A few weeks ago, I discussed the real threat and contagious impact of a bigger correction in the Shanghai Composite Index (SSE), which had been down 32% but has since rallied to a 22% drop. The Chinese government is going all-out to try to save the Chinese capital markets from collapsing. This includes ordering the country’s 21 largest brokerage houses to buy stocks. There are also about 25% of Chinese listed stocks frozen and not allowed to be traded.
The artificial support appeared to be working, but I truly doubt it will be sustainable. In fact, I do not support the use of artificial mechanism in the stock market to the same degree the Chinese government is using. The NYSE employs some safety features that prevent a quick sell-off. But what China is doing is completely different. Beijing should allow the natural forces of supply and demand in the stock market to take place to determine the trading level.
The Problem with China
The problem is the government was a big reason for the initial 140% run-up in SSE in less than a year and is now scrambling to correct its error. What the government did was encourage investors (including those with no knowledge of how stocks function) to invest in Chinese stocks and support the country’s objective to create wealth and drive consumption.

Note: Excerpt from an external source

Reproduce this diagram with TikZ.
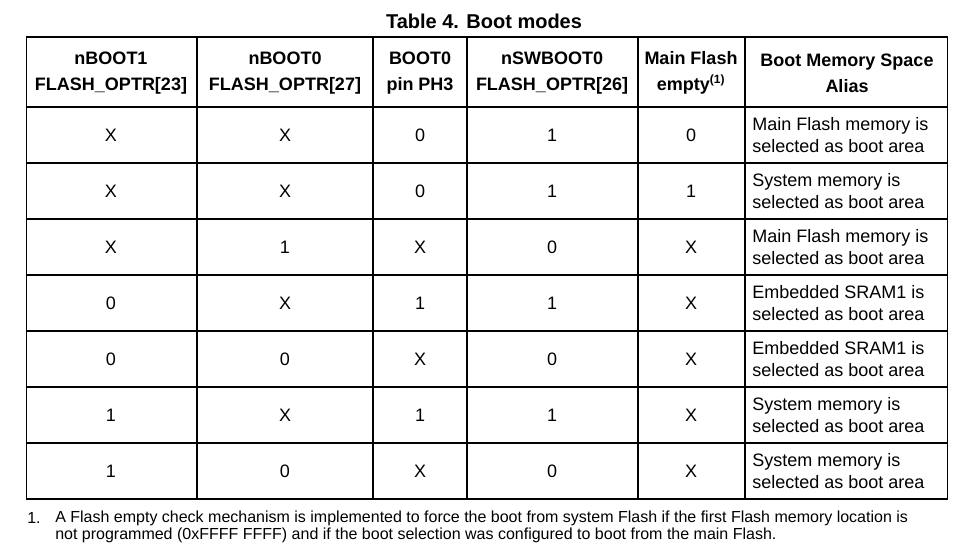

Sounds great. But making margin finance interest extremely low and not honestly telling neophyte investors (including farmers, laborers, and other low skill jobs) about the risk in buying stocks was simply wrong. I’ve heard stories of investors losing their entire life savings betting on stocks to move higher. Many also ended up with massive margin debt.
It’s not Vegas or Macau. The stock market is not an online gambling venue as tens of millions of Chinese investors may unfortunately be led to believe. The fact that there is legally no gambling allowed in China outside of Macau makes the stock market more attractive as a venue for gamblers.
To make matters worse, no shorting is allowed along with limited derivatives. This means that as a mainland Chinese investor, you cannot set up hedges to protect against downside weakness. The mechanics of the Chinese stock market are not conducive to fair trading.
How the Downfall of Chinese Stocks Will Cause a Chinese Economic Collapse
It doesn’t take a genius to realize that the trillions of dollars vaporized in the Chinese stock market will drive lower consumer consumption. This will not be good for the government’s push to drive domestic spending as a way to grow the Chinese economy.
Additional downturns in the Chinese stock market will only make things worse.
The chart of the SSE from 2005 to the current is scary. Note that the superlative surge in Chinese stocks from 2006 to a peak in 2008 that was accompanied by rising relative strength and moving average convergence/divergence (MACD) as reflected by the circles. We then witnessed a subsequent crash from 2008 to 2009.
Fast forward six plus years and the chart shows a frightful resemblance to another period as indicated by the circles: we saw a superlative rise from mid-2014 akin to the 2006-2008 moves. Note the weakness in the current relative strength and possible MACD reversal on the horizon.
Chart courtesy of www.StockCharts.com
If I were a Chinese investor on the mainland, I would be looking to get out before the potential crash. Of course, investors on this side of the Pacific can employ put options or shorts on vehicles such as the Deutsche X-trackers Harvest CSI300 CHN A (NYSEArca/ASHR).